-- START OF Provided records --

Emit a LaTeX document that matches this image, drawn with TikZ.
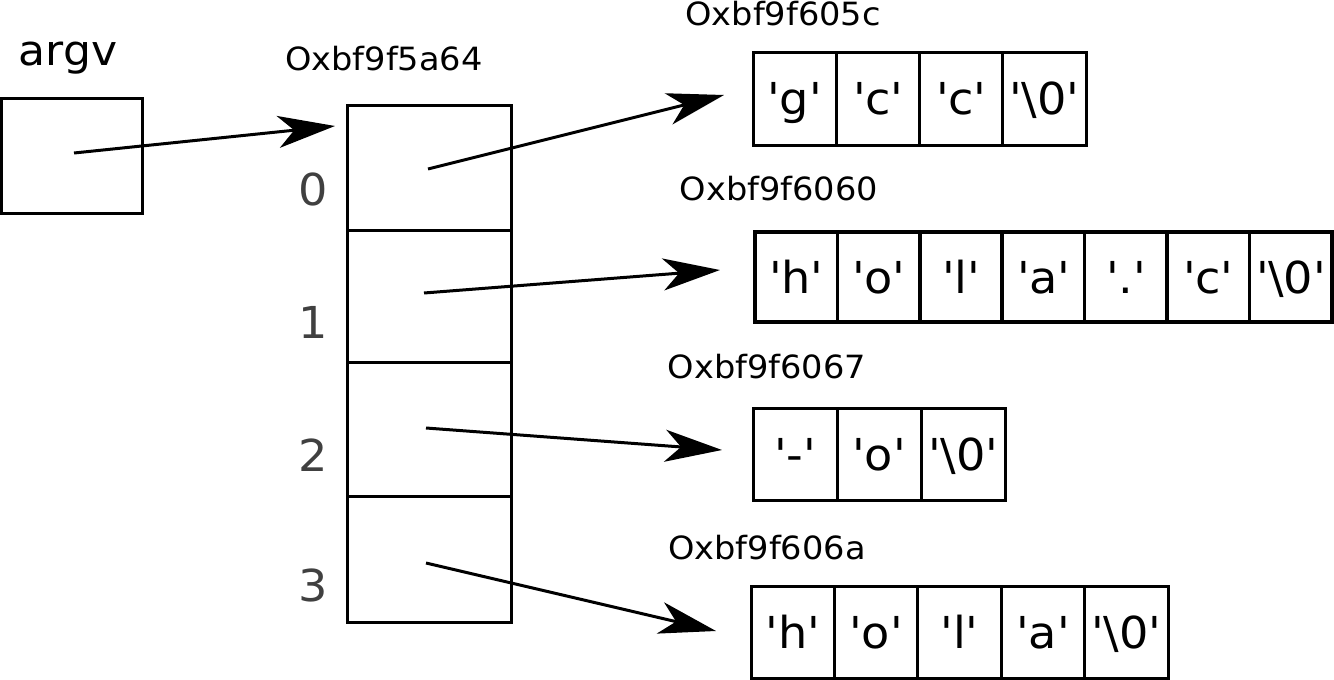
\documentclass[tikz,border=0pt]{standalone}
\usepackage{fontspec}
\setmainfont{DejaVu Sans}[FakeStretch=1.05]
\usetikzlibrary{arrows.meta}
\definecolor{idxgray}{HTML}{404040}
\newcommand{\myq}{\textquotesingle}
\tikzset{
  boxline/.style={draw, line width=3pt, inner sep=0pt, outer sep=0pt},
  cellbox/.style={boxline, anchor=north west, font=\fontsize{44}{44}\selectfont, text height=32pt, text depth=0pt},
  addr/.style={font=\fontsize{32}{32}\selectfont, anchor=base, inner sep=0pt},
  idx/.style={font=\fontsize{44}{44}\selectfont, text=idxgray, text height=32pt, text depth=0pt, inner sep=0pt},
  ptr/.style={line width=3pt, -{Stealth[length=57pt,width=32pt,inset=16pt]}},
}
\begin{document}
\begin{tikzpicture}[x=1pt,y=-1pt]
\useasboundingbox (0,0) rectangle (1334,680);
% argv
\node[font=\fontsize{42}{42}\selectfont, anchor=base, inner sep=0pt] (argvlbl) at (68,65) {argv};
\node[boxline, minimum width=141pt, minimum height=115pt] (argv) at (72,155.5) {};
% array
\node[addr] (arraddr) at (384,70) {Oxbf9f5a64};
\node[boxline, anchor=north west, minimum width=164pt, minimum height=125pt] (c0) at (347,105) {};
\node[boxline, anchor=north west, minimum width=164pt, minimum height=132pt] (c1) at (347,230) {};
\node[boxline, anchor=north west, minimum width=164pt, minimum height=134pt] (c2) at (347,362) {};
\node[boxline, anchor=north west, minimum width=164pt, minimum height=126pt] (c3) at (347,496) {};
\node[idx] (i0) at (313,189) {0};
\node[idx] (i1) at (313,322) {1};
\node[idx] (i2) at (313,455) {2};
\node[idx] (i3) at (313,585) {3};
% string 1
\node[addr] (a1) at (783,25) {Oxbf9f605c};
\foreach \t [count=\i] in {{\myq g\myq},{\myq c\myq},{\myq c\myq},{\myq\textbackslash 0\myq}}
  \node[cellbox, minimum width=83.25pt, minimum height=93pt] (s1-\i) at ({753+(\i-1)*83.25},52) {\t};
% string 2
\node[addr] (a2) at (779,200) {Oxbf9f6060};
\foreach \t [count=\i] in {{\myq h\myq},{\myq o\myq},{\myq l\myq},{\myq a\myq},{\myq.\myq},{\myq c\myq},{\myq\textbackslash 0\myq}}
  \node[cellbox, line width=3.6pt, minimum width=82.4pt, minimum height=90pt] (s2-\i) at ({755+(\i-1)*82.4},232) {\t};
% string 3
\node[addr] (a3) at (767,378) {Oxbf9f6067};
\foreach \t [count=\i] in {{\myq-\myq},{\myq o\myq},{\myq\textbackslash 0\myq}}
  \node[cellbox, minimum width=84pt, minimum height=92pt] (s3-\i) at ({753+(\i-1)*84},408) {\t};
% string 4
\node[addr] (a4) at (767,559) {Oxbf9f606a};
\foreach \t [count=\i] in {{\myq h\myq},{\myq o\myq},{\myq l\myq},{\myq a\myq},{\myq\textbackslash 0\myq}}
  \node[cellbox, minimum width=83.4pt, minimum height=92pt] (s4-\i) at ({751+(\i-1)*83.4},586) {\t};
% pointer coordinates
\coordinate (pa) at (74,153);  \coordinate (ta) at (335,126);
\coordinate (p0) at (428,169); \coordinate (t0) at (724,95);
\coordinate (p1) at (424,293); \coordinate (t1) at (720,270);
\coordinate (p2) at (426,428); \coordinate (t2) at (722,450);
\coordinate (p3) at (426,563); \coordinate (t3) at (716,631);
\draw[ptr] (pa) -- (ta);
\draw[ptr] (p0) -- (t0);
\draw[ptr] (p1) -- (t1);
\draw[ptr] (p2) -- (t2);
\draw[ptr] (p3) -- (t3);
\end{tikzpicture}
\end{document}
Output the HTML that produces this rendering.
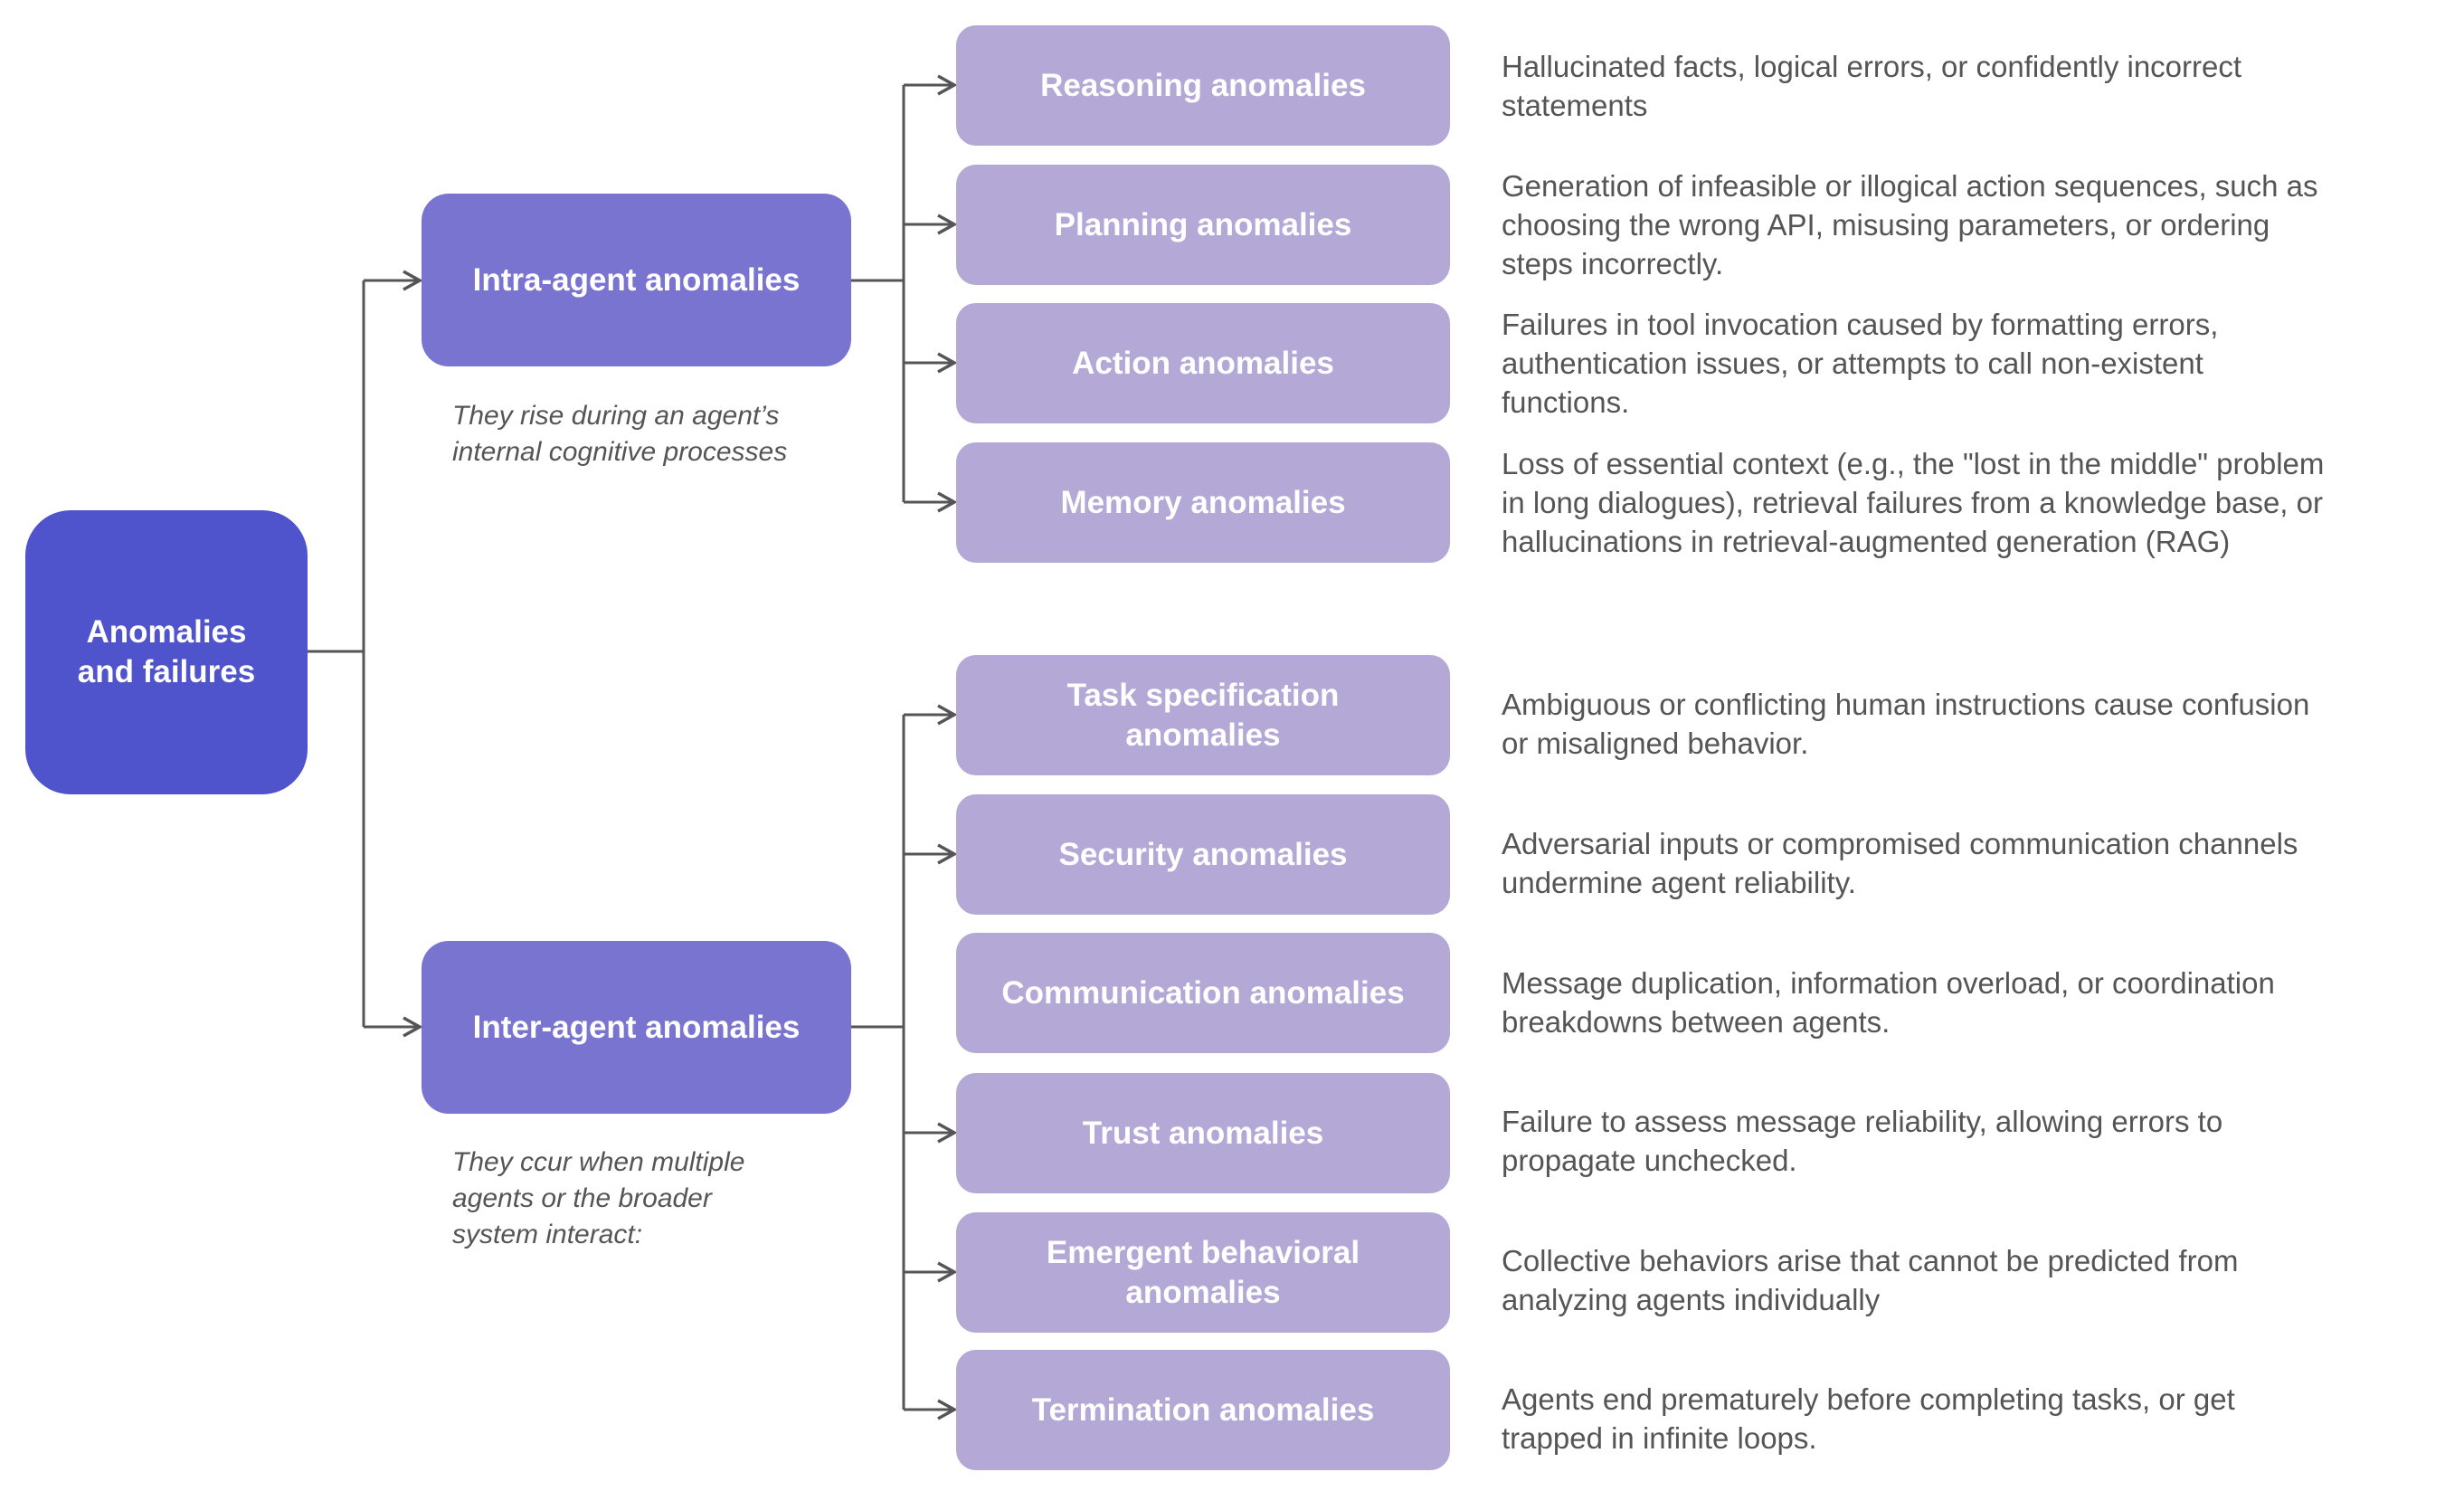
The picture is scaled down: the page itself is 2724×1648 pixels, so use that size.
<!DOCTYPE html>
<html><head><meta charset="utf-8"><style>
body{margin:0;background:#fff;width:2724px;height:1648px;overflow:hidden;font-family:"Liberation Sans",sans-serif}
svg{position:absolute;left:0;top:0}
.b{position:absolute;display:flex;align-items:center;justify-content:center;text-align:center;color:#fff;font-weight:bold;font-size:35px;line-height:44px;box-sizing:border-box}
.c{background:#b3a8d6;border-radius:22px;left:1057px;width:546px;height:133px}
.d{position:absolute;left:1660px;width:1060px;display:flex;align-items:center;height:133px;color:#555;font-size:33px;line-height:43px}
.n{position:absolute;left:500px;color:#555;font-style:italic;font-size:30px;line-height:40px}
</style></head><body>
<svg width="2724" height="1648" fill="none" stroke="#555" stroke-width="3">
<path d="M340 720H402M402 310V1135M402 310H462M402 1135H462"/>
<path d="M941 310H999M999 94V555M999 94H1053M999 248H1053M999 401H1053M999 555H1053"/>
<path d="M941 1135H999M999 790V1558M999 790H1053M999 944H1053M999 1252H1053M999 1406H1053M999 1558H1053"/>
<g stroke-width="3.5">
<path d="M446 300L464 310L446 320"/><path d="M446 1125L464 1135L446 1145"/>
<path d="M1037 84L1055 94L1037 104"/><path d="M1037 238L1055 248L1037 258"/><path d="M1037 391L1055 401L1037 411"/><path d="M1037 545L1055 555L1037 565"/>
<path d="M1037 780L1055 790L1037 800"/><path d="M1037 934L1055 944L1037 954"/><path d="M1037 1242L1055 1252L1037 1262"/><path d="M1037 1396L1055 1406L1037 1416"/><path d="M1037 1548L1055 1558L1037 1568"/>
</g></svg>
<div class="b" style="left:28px;top:564px;width:312px;height:314px;background:#4f53cc;border-radius:50px">Anomalies<br>and failures</div>
<div class="b" style="left:466px;top:214px;width:475px;height:191px;background:#7a74d1;border-radius:30px">Intra-agent anomalies</div>
<div class="b" style="left:466px;top:1040px;width:475px;height:191px;background:#7a74d1;border-radius:30px">Inter-agent anomalies</div>
<div class="n" style="top:440px">They rise during an agent’s<br>internal cognitive processes</div>
<div class="n" style="top:1265px">They ccur when multiple<br>agents or the broader<br>system interact:</div>

<div class="b c" style="top:28px">Reasoning anomalies</div>
<div class="b c" style="top:182px">Planning anomalies</div>
<div class="b c" style="top:335px">Action anomalies</div>
<div class="b c" style="top:489px">Memory anomalies</div>
<div class="b c" style="top:724px">Task specification<br>anomalies</div>
<div class="b c" style="top:878px">Security anomalies</div>
<div class="b c" style="top:1031px">Communication anomalies</div>
<div class="b c" style="top:1186px">Trust anomalies</div>
<div class="b c" style="top:1340px">Emergent behavioral<br>anomalies</div>
<div class="b c" style="top:1492px">Termination anomalies</div>

<div class="d" style="top:28px"><div>Hallucinated facts, logical errors, or confidently incorrect<br>statements</div></div>
<div class="d" style="top:182px"><div>Generation of infeasible or illogical action sequences, such as<br>choosing the wrong API, misusing parameters, or ordering<br>steps incorrectly.</div></div>
<div class="d" style="top:335px"><div>Failures in tool invocation caused by formatting errors,<br>authentication issues, or attempts to call non-existent<br>functions.</div></div>
<div class="d" style="top:489px"><div>Loss of essential context (e.g., the "lost in the middle" problem<br>in long dialogues), retrieval failures from a knowledge base, or<br>hallucinations in retrieval-augmented generation (RAG)</div></div>
<div class="d" style="top:733px"><div>Ambiguous or conflicting human instructions cause confusion<br>or misaligned behavior.</div></div>
<div class="d" style="top:887px"><div>Adversarial inputs or compromised communication channels<br>undermine agent reliability.</div></div>
<div class="d" style="top:1041px"><div>Message duplication, information overload, or coordination<br>breakdowns between agents.</div></div>
<div class="d" style="top:1194px"><div>Failure to assess message reliability, allowing errors to<br>propagate unchecked.</div></div>
<div class="d" style="top:1348px"><div>Collective behaviors arise that cannot be predicted from<br>analyzing agents individually</div></div>
<div class="d" style="top:1501px"><div>Agents end prematurely before completing tasks, or get<br>trapped in infinite loops.</div></div>
</body></html>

-- END OF Provided records --

Scan the listing above and identify each line holding the string "this"; copy every such line.

Emit a LaTeX document that matches this image, drawn with TikZ.
Output the HTML that produces this rendering.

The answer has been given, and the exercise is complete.